▶ [Task]: Copy every line of the data in which the word "this" occurs.

▶ [Exercise data]:
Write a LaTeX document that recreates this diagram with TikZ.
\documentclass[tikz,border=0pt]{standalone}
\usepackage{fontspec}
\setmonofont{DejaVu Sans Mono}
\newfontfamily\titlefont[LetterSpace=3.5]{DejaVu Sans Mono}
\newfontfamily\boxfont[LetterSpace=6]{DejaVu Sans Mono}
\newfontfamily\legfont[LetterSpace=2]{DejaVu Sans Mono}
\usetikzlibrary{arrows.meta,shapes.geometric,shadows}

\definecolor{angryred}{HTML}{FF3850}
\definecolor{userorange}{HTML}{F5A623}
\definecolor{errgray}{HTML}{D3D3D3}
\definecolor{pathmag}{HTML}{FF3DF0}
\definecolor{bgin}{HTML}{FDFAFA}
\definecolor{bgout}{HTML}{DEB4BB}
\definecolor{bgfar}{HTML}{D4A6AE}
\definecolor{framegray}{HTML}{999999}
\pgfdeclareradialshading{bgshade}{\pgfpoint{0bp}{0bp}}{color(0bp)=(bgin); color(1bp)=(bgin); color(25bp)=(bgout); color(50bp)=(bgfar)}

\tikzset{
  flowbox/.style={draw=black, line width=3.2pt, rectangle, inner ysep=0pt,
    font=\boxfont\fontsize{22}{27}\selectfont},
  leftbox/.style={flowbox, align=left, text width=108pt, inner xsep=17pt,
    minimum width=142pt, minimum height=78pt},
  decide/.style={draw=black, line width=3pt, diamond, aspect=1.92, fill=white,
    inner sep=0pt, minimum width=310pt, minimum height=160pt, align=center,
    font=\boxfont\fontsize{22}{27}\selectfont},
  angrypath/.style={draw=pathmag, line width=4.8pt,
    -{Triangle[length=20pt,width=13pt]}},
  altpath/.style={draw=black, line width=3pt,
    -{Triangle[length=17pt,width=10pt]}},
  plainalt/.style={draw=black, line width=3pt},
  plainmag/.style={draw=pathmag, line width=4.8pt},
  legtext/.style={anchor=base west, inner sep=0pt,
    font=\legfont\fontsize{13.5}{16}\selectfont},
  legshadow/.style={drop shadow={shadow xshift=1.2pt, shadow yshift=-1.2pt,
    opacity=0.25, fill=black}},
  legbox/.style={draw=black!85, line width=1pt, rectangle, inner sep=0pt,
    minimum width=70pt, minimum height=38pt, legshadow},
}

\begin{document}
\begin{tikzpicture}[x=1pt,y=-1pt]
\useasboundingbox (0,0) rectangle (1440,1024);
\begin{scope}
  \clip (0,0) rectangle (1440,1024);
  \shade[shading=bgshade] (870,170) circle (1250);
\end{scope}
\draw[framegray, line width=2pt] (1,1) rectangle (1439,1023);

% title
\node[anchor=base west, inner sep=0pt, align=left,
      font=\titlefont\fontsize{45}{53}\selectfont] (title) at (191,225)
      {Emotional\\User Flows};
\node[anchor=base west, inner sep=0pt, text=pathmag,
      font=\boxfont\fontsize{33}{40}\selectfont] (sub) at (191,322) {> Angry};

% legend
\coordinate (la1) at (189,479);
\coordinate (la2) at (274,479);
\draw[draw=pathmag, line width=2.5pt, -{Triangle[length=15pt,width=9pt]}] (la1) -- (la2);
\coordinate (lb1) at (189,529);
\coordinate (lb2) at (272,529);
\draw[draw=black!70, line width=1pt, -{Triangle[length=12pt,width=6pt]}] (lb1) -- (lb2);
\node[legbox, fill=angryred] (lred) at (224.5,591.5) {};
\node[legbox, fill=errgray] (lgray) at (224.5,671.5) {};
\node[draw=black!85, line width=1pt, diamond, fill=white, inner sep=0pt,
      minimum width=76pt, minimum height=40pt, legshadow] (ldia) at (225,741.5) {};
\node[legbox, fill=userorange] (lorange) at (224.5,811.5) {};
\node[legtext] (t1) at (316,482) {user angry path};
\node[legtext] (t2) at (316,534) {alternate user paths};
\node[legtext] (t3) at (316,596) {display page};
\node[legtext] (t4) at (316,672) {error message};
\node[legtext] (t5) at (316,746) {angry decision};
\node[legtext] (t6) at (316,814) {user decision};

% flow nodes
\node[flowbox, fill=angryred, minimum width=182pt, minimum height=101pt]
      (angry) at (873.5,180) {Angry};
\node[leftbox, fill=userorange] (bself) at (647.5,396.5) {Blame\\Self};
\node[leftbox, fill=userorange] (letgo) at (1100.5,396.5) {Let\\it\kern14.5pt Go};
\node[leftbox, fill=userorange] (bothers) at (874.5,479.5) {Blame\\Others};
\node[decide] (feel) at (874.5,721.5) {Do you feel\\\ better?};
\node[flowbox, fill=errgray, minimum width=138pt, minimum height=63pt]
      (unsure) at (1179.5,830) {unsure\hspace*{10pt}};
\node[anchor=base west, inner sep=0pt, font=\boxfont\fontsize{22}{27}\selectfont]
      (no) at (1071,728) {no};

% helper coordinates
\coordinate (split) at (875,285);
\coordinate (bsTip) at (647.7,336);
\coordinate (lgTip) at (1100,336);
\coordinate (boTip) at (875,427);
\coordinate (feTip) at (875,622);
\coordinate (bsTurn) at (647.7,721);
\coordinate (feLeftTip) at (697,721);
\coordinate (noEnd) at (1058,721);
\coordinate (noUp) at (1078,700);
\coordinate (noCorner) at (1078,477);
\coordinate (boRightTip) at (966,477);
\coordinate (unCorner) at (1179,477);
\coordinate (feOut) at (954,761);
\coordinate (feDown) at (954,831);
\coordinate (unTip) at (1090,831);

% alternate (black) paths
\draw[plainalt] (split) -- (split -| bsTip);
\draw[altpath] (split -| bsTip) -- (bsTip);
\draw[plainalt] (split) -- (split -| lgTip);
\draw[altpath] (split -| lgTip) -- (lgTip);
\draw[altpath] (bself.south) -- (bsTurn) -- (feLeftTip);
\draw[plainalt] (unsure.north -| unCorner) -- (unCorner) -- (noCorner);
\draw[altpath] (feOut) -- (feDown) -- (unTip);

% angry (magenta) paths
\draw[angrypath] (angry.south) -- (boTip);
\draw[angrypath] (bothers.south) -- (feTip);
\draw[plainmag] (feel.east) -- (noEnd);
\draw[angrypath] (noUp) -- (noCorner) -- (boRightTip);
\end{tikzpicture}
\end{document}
...
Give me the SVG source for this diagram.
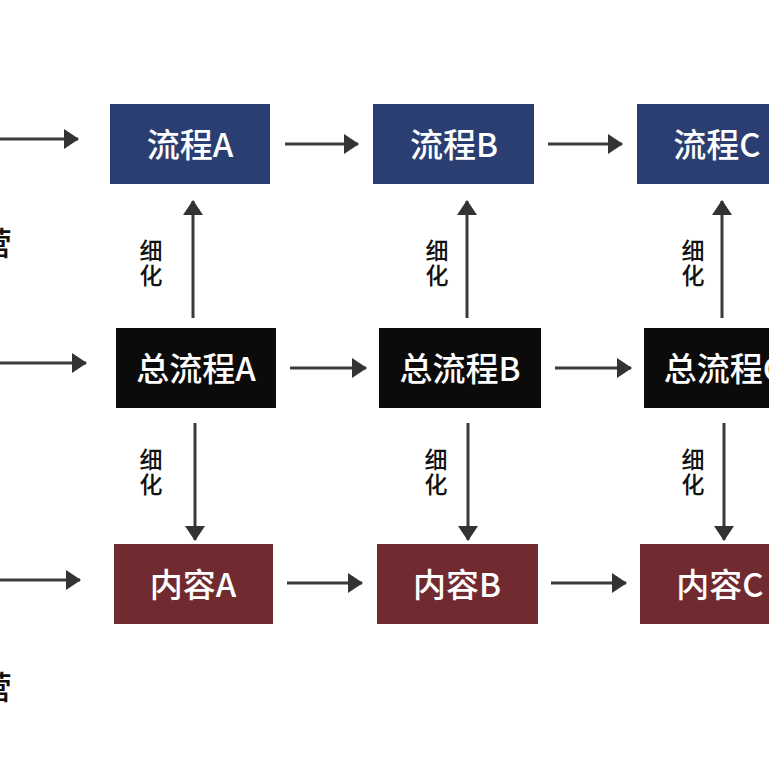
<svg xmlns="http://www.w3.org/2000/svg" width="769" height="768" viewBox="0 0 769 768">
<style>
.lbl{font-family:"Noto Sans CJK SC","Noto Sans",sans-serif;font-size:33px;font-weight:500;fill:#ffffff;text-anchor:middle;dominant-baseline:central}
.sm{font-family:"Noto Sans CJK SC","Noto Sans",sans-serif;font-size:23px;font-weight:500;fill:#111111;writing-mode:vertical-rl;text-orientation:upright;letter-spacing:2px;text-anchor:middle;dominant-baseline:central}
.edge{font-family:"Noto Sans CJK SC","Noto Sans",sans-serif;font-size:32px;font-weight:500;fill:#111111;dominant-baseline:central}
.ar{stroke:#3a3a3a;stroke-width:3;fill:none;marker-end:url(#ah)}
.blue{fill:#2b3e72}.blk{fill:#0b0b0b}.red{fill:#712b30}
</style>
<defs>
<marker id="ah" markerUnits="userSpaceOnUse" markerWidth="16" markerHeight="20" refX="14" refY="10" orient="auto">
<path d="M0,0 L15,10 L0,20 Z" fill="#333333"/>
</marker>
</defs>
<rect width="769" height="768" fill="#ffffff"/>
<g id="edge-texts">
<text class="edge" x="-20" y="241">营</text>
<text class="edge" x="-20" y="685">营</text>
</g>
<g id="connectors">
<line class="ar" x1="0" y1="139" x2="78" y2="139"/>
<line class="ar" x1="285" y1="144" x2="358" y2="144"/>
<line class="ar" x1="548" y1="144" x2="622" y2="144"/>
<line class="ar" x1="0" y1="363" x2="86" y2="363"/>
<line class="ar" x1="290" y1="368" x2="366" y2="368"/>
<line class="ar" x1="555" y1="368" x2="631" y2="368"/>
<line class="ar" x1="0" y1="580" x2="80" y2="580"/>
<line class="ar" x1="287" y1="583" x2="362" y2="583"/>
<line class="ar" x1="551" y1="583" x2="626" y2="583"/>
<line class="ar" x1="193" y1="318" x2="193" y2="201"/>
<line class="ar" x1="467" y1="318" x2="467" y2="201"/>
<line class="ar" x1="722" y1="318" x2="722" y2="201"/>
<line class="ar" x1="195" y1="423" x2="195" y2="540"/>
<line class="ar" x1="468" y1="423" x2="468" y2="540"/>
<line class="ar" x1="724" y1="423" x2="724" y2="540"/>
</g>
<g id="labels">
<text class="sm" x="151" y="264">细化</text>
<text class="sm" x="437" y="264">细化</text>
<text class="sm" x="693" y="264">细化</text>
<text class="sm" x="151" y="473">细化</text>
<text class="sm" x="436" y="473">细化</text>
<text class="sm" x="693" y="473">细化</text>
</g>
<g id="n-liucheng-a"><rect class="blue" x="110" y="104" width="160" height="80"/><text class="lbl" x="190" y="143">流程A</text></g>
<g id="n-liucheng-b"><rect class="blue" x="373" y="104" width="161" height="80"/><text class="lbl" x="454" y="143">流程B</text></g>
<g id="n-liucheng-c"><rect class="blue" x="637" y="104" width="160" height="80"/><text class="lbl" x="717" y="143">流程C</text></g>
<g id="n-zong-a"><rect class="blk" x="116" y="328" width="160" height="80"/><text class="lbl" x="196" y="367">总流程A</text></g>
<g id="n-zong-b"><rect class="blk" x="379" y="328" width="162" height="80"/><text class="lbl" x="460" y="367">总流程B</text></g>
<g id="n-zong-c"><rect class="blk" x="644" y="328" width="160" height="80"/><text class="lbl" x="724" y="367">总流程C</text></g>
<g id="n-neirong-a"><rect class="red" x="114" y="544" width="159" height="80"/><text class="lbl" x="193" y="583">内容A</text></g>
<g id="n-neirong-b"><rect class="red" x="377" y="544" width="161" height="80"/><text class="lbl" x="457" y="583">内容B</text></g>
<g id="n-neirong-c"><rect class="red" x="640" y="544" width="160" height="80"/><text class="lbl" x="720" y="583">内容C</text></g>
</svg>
...
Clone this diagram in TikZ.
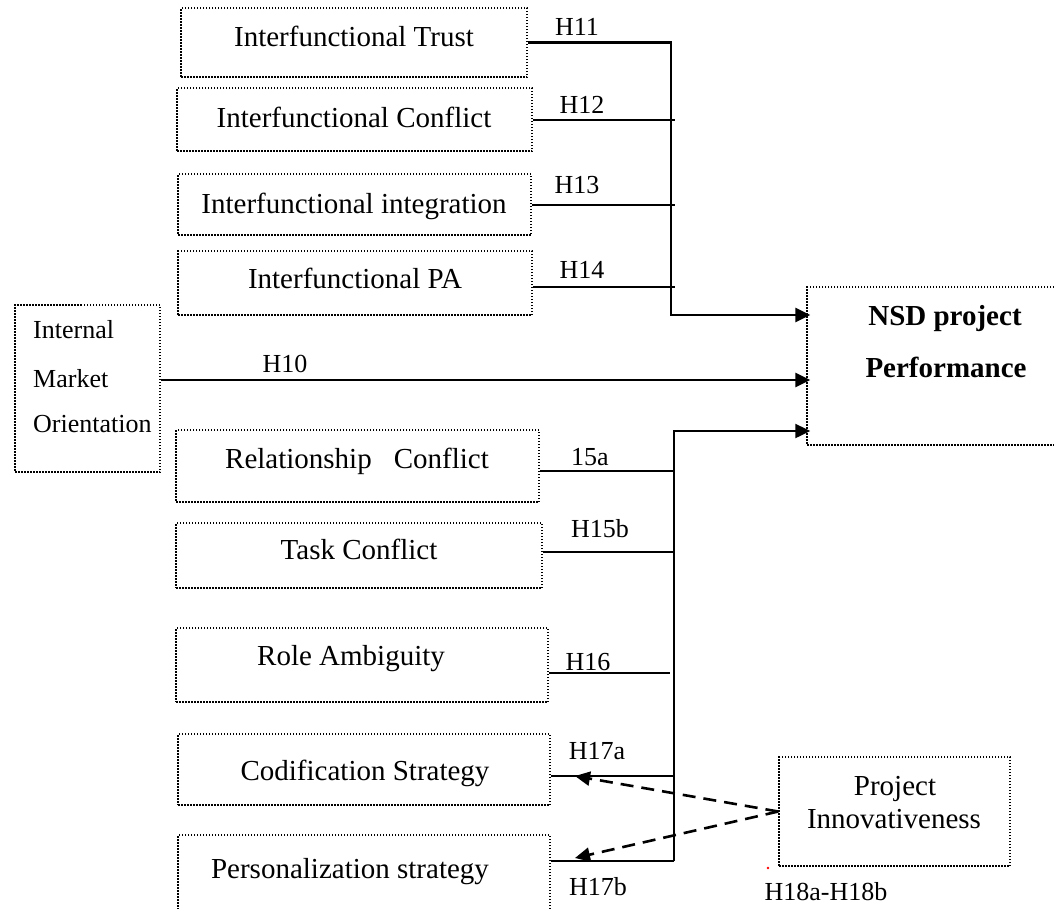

▶ [Solution to the problem]:
Write a LaTeX document that recreates this diagram with TikZ.
Give me the SVG source for this diagram.
Clone this diagram in TikZ.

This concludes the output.